Data block
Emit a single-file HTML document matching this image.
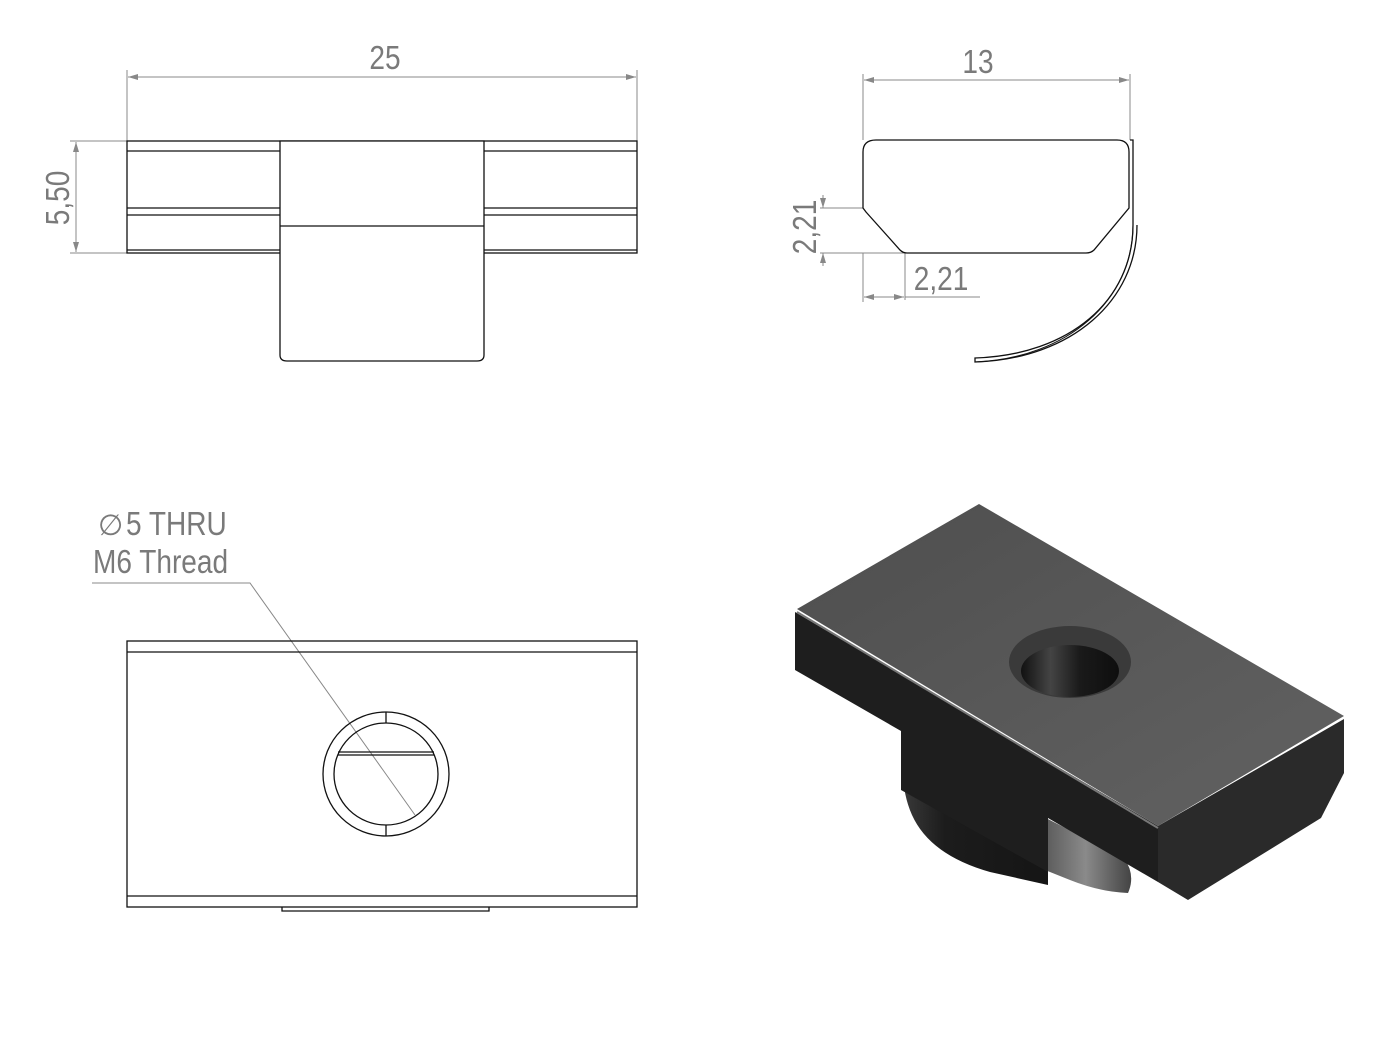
<!DOCTYPE html>
<html><head><meta charset="utf-8"><style>
html,body{margin:0;padding:0;background:#fff;}
svg{display:block;}
text{font-family:"Liberation Sans",sans-serif;fill:#7a7a7a;}
</style></head><body>
<svg width="1389" height="1051" viewBox="0 0 1389 1051" xmlns="http://www.w3.org/2000/svg">
<defs>
<marker id="ar" viewBox="0 0 10 6" refX="10" refY="3" markerWidth="14" markerHeight="6" orient="auto-start-reverse" markerUnits="userSpaceOnUse"><path d="M0,0 L10,3 L0,6 z" fill="#888"/></marker>
<linearGradient id="topg" x1="0" y1="0" x2="1" y2="1"><stop offset="0" stop-color="#4e4e4e"/><stop offset="1" stop-color="#626262"/></linearGradient>
<linearGradient id="tabg" x1="0" y1="0" x2="1" y2="0"><stop offset="0" stop-color="#3a3a3a"/><stop offset="0.3" stop-color="#1c1c1c"/><stop offset="1" stop-color="#151515"/></linearGradient>
<linearGradient id="curl" x1="0" y1="0" x2="1" y2="0"><stop offset="0" stop-color="#555"/><stop offset="0.5" stop-color="#8a8a8a"/><stop offset="1" stop-color="#444"/></linearGradient>
<linearGradient id="holeg" x1="0" y1="0" x2="1" y2="0"><stop offset="0" stop-color="#111"/><stop offset="0.3" stop-color="#444"/><stop offset="0.6" stop-color="#1a1a1a"/><stop offset="1" stop-color="#0e0e0e"/></linearGradient>
</defs>

<!-- TOP LEFT VIEW -->
<g stroke="#888" stroke-width="1" fill="none">
<line x1="127" y1="70" x2="127" y2="141"/>
<line x1="637" y1="70" x2="637" y2="141"/>
<line x1="128" y1="77" x2="636" y2="77" marker-start="url(#ar)" marker-end="url(#ar)"/>
<line x1="70" y1="141" x2="127" y2="141"/>
<line x1="70" y1="253" x2="127" y2="253"/>
<line x1="76" y1="142" x2="76" y2="252" marker-start="url(#ar)" marker-end="url(#ar)"/>
</g>
<text transform="translate(385,69) scale(0.85,1)" font-size="33" text-anchor="middle">25</text>
<text transform="translate(69,198) rotate(-90) scale(0.85,1)" font-size="33" text-anchor="middle">5,50</text>
<g stroke="#111" stroke-width="1.3" fill="none">
<rect x="127" y="141" width="510" height="112"/>
<line x1="127" y1="151" x2="637" y2="151"/>
<line x1="127" y1="208" x2="637" y2="208"/>
<line x1="127" y1="215" x2="637" y2="215"/>
<line x1="127" y1="250" x2="637" y2="250"/>
<path d="M280 141 V355 Q280 361 287 361 H477 Q484 361 484 355 V141 Z" fill="#fff"/>
<line x1="280" y1="226" x2="484" y2="226"/>
</g>

<!-- TOP RIGHT VIEW -->
<g stroke="#888" stroke-width="1" fill="none">
<line x1="863" y1="74" x2="863" y2="140"/>
<line x1="1130" y1="74" x2="1130" y2="140"/>
<line x1="864" y1="80" x2="1129" y2="80" marker-start="url(#ar)" marker-end="url(#ar)"/>
<line x1="820" y1="208" x2="863" y2="208"/>
<line x1="820" y1="253" x2="905" y2="253"/>
<line x1="823" y1="195" x2="823" y2="208" marker-end="url(#ar)"/>
<line x1="823" y1="266" x2="823" y2="253" marker-end="url(#ar)"/>
<line x1="863" y1="253" x2="863" y2="302"/>
<line x1="905" y1="253" x2="905" y2="300"/>
<line x1="864" y1="297" x2="904" y2="297" marker-start="url(#ar)" marker-end="url(#ar)"/>
<line x1="905" y1="297" x2="980" y2="297"/>
</g>
<text transform="translate(978,73) scale(0.85,1)" font-size="33" text-anchor="middle">13</text>
<text transform="translate(941,290) scale(0.85,1)" font-size="33" text-anchor="middle">2,21</text>
<text transform="translate(816,227) rotate(-90) scale(0.85,1)" font-size="33" text-anchor="middle">2,21</text>
<g stroke="#111" stroke-width="1.3" fill="none">
<path d="M863 208 V152 Q863 140 876 140 H1117 Q1129 140 1129 152 V208 L1094 250 Q1091 253 1086 253 H907 Q903 253 900 250 L866 212 Z"/>
<path d="M1130 140 H1133 V225 C1133 300 1070 355 975 358 L975 362 C1072 359 1137 300 1137 225"/>
<path d="M1133 225 C1133 300 1068 358 975 362" stroke-width="1"/>
</g>

<!-- BOTTOM LEFT VIEW -->
<text x="98" y="535" font-size="29">∅</text>
<text transform="translate(126,535) scale(0.85,1)" font-size="33">5 THRU</text>
<text transform="translate(93,573) scale(0.85,1)" font-size="33">M6 Thread</text>
<g stroke="#888" stroke-width="1" fill="none">
<polyline points="92,583 250,583 415,815"/>
</g>
<g stroke="#111" stroke-width="1.3" fill="none">
<rect x="127" y="641" width="510" height="266"/>
<line x1="127" y1="652" x2="637" y2="652"/>
<line x1="127" y1="896" x2="637" y2="896"/>
<polyline points="282,907 282,911 489,911 489,907"/>
<ellipse cx="386" cy="774" rx="63" ry="62"/>
<ellipse cx="386" cy="774" rx="52" ry="51"/>
<line x1="386" y1="712" x2="386" y2="723"/>
<line x1="386" y1="825" x2="386" y2="836"/>
<line x1="338" y1="752" x2="434" y2="752"/>
<line x1="338" y1="755" x2="434" y2="755"/>
</g>

<!-- ISO VIEW -->
<g>
<path d="M1040 815 L1124 858 Q1136 875 1128 893 Q1100 892 1070 880 L1040 868 Z" fill="url(#curl)"/>
<path d="M901 720 L1048 805 L1048 885 L990 872 Q930 855 912 815 Q903 795 903 770 Z" fill="url(#tabg)"/>
<polygon points="795,612 1158,826 1158,882 1048,818 1048,872 901,790 901,731 795,670" fill="#1e1e1e"/>
<polygon points="1158,826 1344,719 1344,773 1321,818 1188,900 1158,882" fill="#2a2a2a"/>
<polygon points="797,609 979,504 1344,716 1158,826" fill="url(#topg)"/>
<line x1="797" y1="612" x2="1158" y2="828" stroke="#777" stroke-width="2"/>
<ellipse cx="1070" cy="662" rx="61" ry="36" fill="#3a3a3a"/>
<ellipse cx="1070" cy="671" rx="49" ry="26" fill="url(#holeg)"/>
</g>
</svg>
</body></html>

Work to be completed
Omit pictures; set down the rest of the material word for word.

Response to this exercise
Emit a single-file HTML document matching this image.
<!DOCTYPE html>
<html><head><meta charset="utf-8"><style>
html,body{margin:0;padding:0;background:#fff;}
svg{display:block;}
text{font-family:"Liberation Sans",sans-serif;fill:#7a7a7a;}
</style></head><body>
<svg width="1389" height="1051" viewBox="0 0 1389 1051" xmlns="http://www.w3.org/2000/svg">
<defs>
<marker id="ar" viewBox="0 0 10 6" refX="10" refY="3" markerWidth="14" markerHeight="6" orient="auto-start-reverse" markerUnits="userSpaceOnUse"><path d="M0,0 L10,3 L0,6 z" fill="#888"/></marker>
<linearGradient id="topg" x1="0" y1="0" x2="1" y2="1"><stop offset="0" stop-color="#4e4e4e"/><stop offset="1" stop-color="#626262"/></linearGradient>
<linearGradient id="tabg" x1="0" y1="0" x2="1" y2="0"><stop offset="0" stop-color="#3a3a3a"/><stop offset="0.3" stop-color="#1c1c1c"/><stop offset="1" stop-color="#151515"/></linearGradient>
<linearGradient id="curl" x1="0" y1="0" x2="1" y2="0"><stop offset="0" stop-color="#555"/><stop offset="0.5" stop-color="#8a8a8a"/><stop offset="1" stop-color="#444"/></linearGradient>
<linearGradient id="holeg" x1="0" y1="0" x2="1" y2="0"><stop offset="0" stop-color="#111"/><stop offset="0.3" stop-color="#444"/><stop offset="0.6" stop-color="#1a1a1a"/><stop offset="1" stop-color="#0e0e0e"/></linearGradient>
</defs>

<!-- TOP LEFT VIEW -->
<g stroke="#888" stroke-width="1" fill="none">
<line x1="127" y1="70" x2="127" y2="141"/>
<line x1="637" y1="70" x2="637" y2="141"/>
<line x1="128" y1="77" x2="636" y2="77" marker-start="url(#ar)" marker-end="url(#ar)"/>
<line x1="70" y1="141" x2="127" y2="141"/>
<line x1="70" y1="253" x2="127" y2="253"/>
<line x1="76" y1="142" x2="76" y2="252" marker-start="url(#ar)" marker-end="url(#ar)"/>
</g>
<text transform="translate(385,69) scale(0.85,1)" font-size="33" text-anchor="middle">25</text>
<text transform="translate(69,198) rotate(-90) scale(0.85,1)" font-size="33" text-anchor="middle">5,50</text>
<g stroke="#111" stroke-width="1.3" fill="none">
<rect x="127" y="141" width="510" height="112"/>
<line x1="127" y1="151" x2="637" y2="151"/>
<line x1="127" y1="208" x2="637" y2="208"/>
<line x1="127" y1="215" x2="637" y2="215"/>
<line x1="127" y1="250" x2="637" y2="250"/>
<path d="M280 141 V355 Q280 361 287 361 H477 Q484 361 484 355 V141 Z" fill="#fff"/>
<line x1="280" y1="226" x2="484" y2="226"/>
</g>

<!-- TOP RIGHT VIEW -->
<g stroke="#888" stroke-width="1" fill="none">
<line x1="863" y1="74" x2="863" y2="140"/>
<line x1="1130" y1="74" x2="1130" y2="140"/>
<line x1="864" y1="80" x2="1129" y2="80" marker-start="url(#ar)" marker-end="url(#ar)"/>
<line x1="820" y1="208" x2="863" y2="208"/>
<line x1="820" y1="253" x2="905" y2="253"/>
<line x1="823" y1="195" x2="823" y2="208" marker-end="url(#ar)"/>
<line x1="823" y1="266" x2="823" y2="253" marker-end="url(#ar)"/>
<line x1="863" y1="253" x2="863" y2="302"/>
<line x1="905" y1="253" x2="905" y2="300"/>
<line x1="864" y1="297" x2="904" y2="297" marker-start="url(#ar)" marker-end="url(#ar)"/>
<line x1="905" y1="297" x2="980" y2="297"/>
</g>
<text transform="translate(978,73) scale(0.85,1)" font-size="33" text-anchor="middle">13</text>
<text transform="translate(941,290) scale(0.85,1)" font-size="33" text-anchor="middle">2,21</text>
<text transform="translate(816,227) rotate(-90) scale(0.85,1)" font-size="33" text-anchor="middle">2,21</text>
<g stroke="#111" stroke-width="1.3" fill="none">
<path d="M863 208 V152 Q863 140 876 140 H1117 Q1129 140 1129 152 V208 L1094 250 Q1091 253 1086 253 H907 Q903 253 900 250 L866 212 Z"/>
<path d="M1130 140 H1133 V225 C1133 300 1070 355 975 358 L975 362 C1072 359 1137 300 1137 225"/>
<path d="M1133 225 C1133 300 1068 358 975 362" stroke-width="1"/>
</g>

<!-- BOTTOM LEFT VIEW -->
<text x="98" y="535" font-size="29">∅</text>
<text transform="translate(126,535) scale(0.85,1)" font-size="33">5 THRU</text>
<text transform="translate(93,573) scale(0.85,1)" font-size="33">M6 Thread</text>
<g stroke="#888" stroke-width="1" fill="none">
<polyline points="92,583 250,583 415,815"/>
</g>
<g stroke="#111" stroke-width="1.3" fill="none">
<rect x="127" y="641" width="510" height="266"/>
<line x1="127" y1="652" x2="637" y2="652"/>
<line x1="127" y1="896" x2="637" y2="896"/>
<polyline points="282,907 282,911 489,911 489,907"/>
<ellipse cx="386" cy="774" rx="63" ry="62"/>
<ellipse cx="386" cy="774" rx="52" ry="51"/>
<line x1="386" y1="712" x2="386" y2="723"/>
<line x1="386" y1="825" x2="386" y2="836"/>
<line x1="338" y1="752" x2="434" y2="752"/>
<line x1="338" y1="755" x2="434" y2="755"/>
</g>

<!-- ISO VIEW -->
<g>
<path d="M1040 815 L1124 858 Q1136 875 1128 893 Q1100 892 1070 880 L1040 868 Z" fill="url(#curl)"/>
<path d="M901 720 L1048 805 L1048 885 L990 872 Q930 855 912 815 Q903 795 903 770 Z" fill="url(#tabg)"/>
<polygon points="795,612 1158,826 1158,882 1048,818 1048,872 901,790 901,731 795,670" fill="#1e1e1e"/>
<polygon points="1158,826 1344,719 1344,773 1321,818 1188,900 1158,882" fill="#2a2a2a"/>
<polygon points="797,609 979,504 1344,716 1158,826" fill="url(#topg)"/>
<line x1="797" y1="612" x2="1158" y2="828" stroke="#777" stroke-width="2"/>
<ellipse cx="1070" cy="662" rx="61" ry="36" fill="#3a3a3a"/>
<ellipse cx="1070" cy="671" rx="49" ry="26" fill="url(#holeg)"/>
</g>
</svg>
</body></html>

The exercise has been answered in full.